▸ **BRIEF**
Give back the full listing verbatim, apart from its images.

▸ **INFORMATION SHOWN**
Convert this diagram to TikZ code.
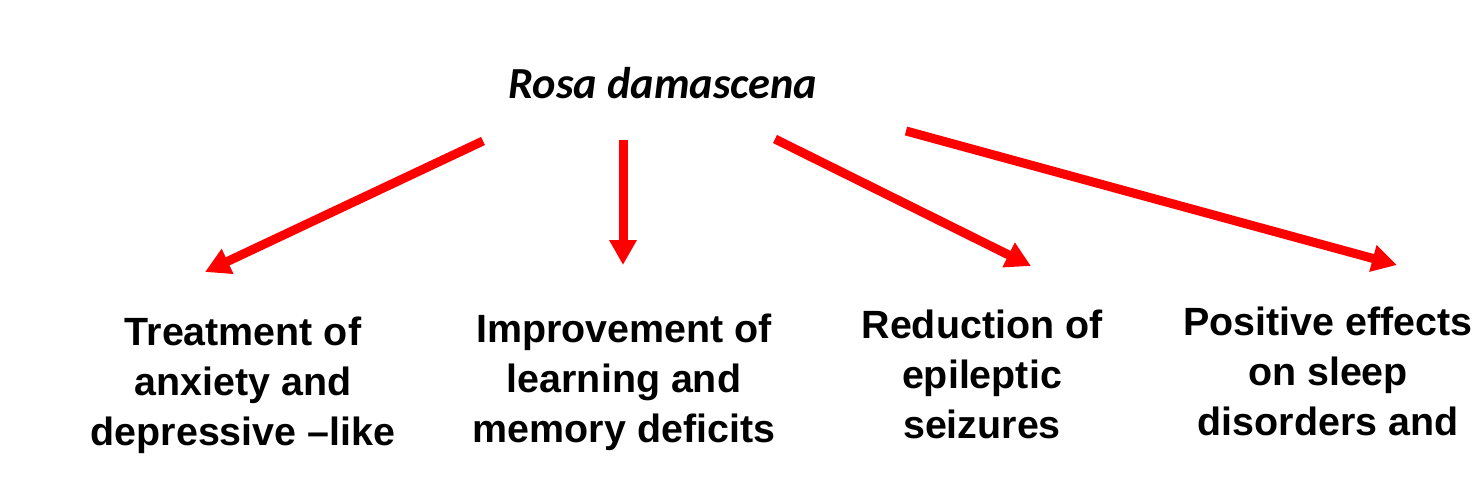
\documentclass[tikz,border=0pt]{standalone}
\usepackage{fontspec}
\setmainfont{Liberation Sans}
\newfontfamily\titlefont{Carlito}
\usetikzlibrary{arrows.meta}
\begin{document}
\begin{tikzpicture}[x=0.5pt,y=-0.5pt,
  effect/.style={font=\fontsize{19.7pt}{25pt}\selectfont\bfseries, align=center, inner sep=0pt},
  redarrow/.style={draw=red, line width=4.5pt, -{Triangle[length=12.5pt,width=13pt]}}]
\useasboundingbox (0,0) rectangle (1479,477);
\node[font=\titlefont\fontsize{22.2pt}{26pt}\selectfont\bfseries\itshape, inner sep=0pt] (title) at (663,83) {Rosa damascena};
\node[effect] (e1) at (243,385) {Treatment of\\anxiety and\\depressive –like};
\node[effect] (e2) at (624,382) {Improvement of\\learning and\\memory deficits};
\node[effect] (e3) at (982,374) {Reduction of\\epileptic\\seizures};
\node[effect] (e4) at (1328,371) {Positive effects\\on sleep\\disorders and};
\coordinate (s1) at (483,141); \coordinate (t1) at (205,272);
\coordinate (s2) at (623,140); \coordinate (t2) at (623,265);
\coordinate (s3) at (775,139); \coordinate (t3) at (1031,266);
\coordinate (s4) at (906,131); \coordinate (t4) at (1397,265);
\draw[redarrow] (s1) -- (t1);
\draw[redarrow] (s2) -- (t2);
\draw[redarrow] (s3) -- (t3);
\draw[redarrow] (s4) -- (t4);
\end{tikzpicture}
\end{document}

▸ **EXERCISE RESULT**
Convert this diagram to TikZ code.
\documentclass[tikz,border=0pt]{standalone}
\usepackage{fontspec}
\setmainfont{Liberation Sans}
\newfontfamily\titlefont{Carlito}
\usetikzlibrary{arrows.meta}
\begin{document}
\begin{tikzpicture}[x=0.5pt,y=-0.5pt,
  effect/.style={font=\fontsize{19.7pt}{25pt}\selectfont\bfseries, align=center, inner sep=0pt},
  redarrow/.style={draw=red, line width=4.5pt, -{Triangle[length=12.5pt,width=13pt]}}]
\useasboundingbox (0,0) rectangle (1479,477);
\node[font=\titlefont\fontsize{22.2pt}{26pt}\selectfont\bfseries\itshape, inner sep=0pt] (title) at (663,83) {Rosa damascena};
\node[effect] (e1) at (243,385) {Treatment of\\anxiety and\\depressive –like};
\node[effect] (e2) at (624,382) {Improvement of\\learning and\\memory deficits};
\node[effect] (e3) at (982,374) {Reduction of\\epileptic\\seizures};
\node[effect] (e4) at (1328,371) {Positive effects\\on sleep\\disorders and};
\coordinate (s1) at (483,141); \coordinate (t1) at (205,272);
\coordinate (s2) at (623,140); \coordinate (t2) at (623,265);
\coordinate (s3) at (775,139); \coordinate (t3) at (1031,266);
\coordinate (s4) at (906,131); \coordinate (t4) at (1397,265);
\draw[redarrow] (s1) -- (t1);
\draw[redarrow] (s2) -- (t2);
\draw[redarrow] (s3) -- (t3);
\draw[redarrow] (s4) -- (t4);
\end{tikzpicture}
\end{document}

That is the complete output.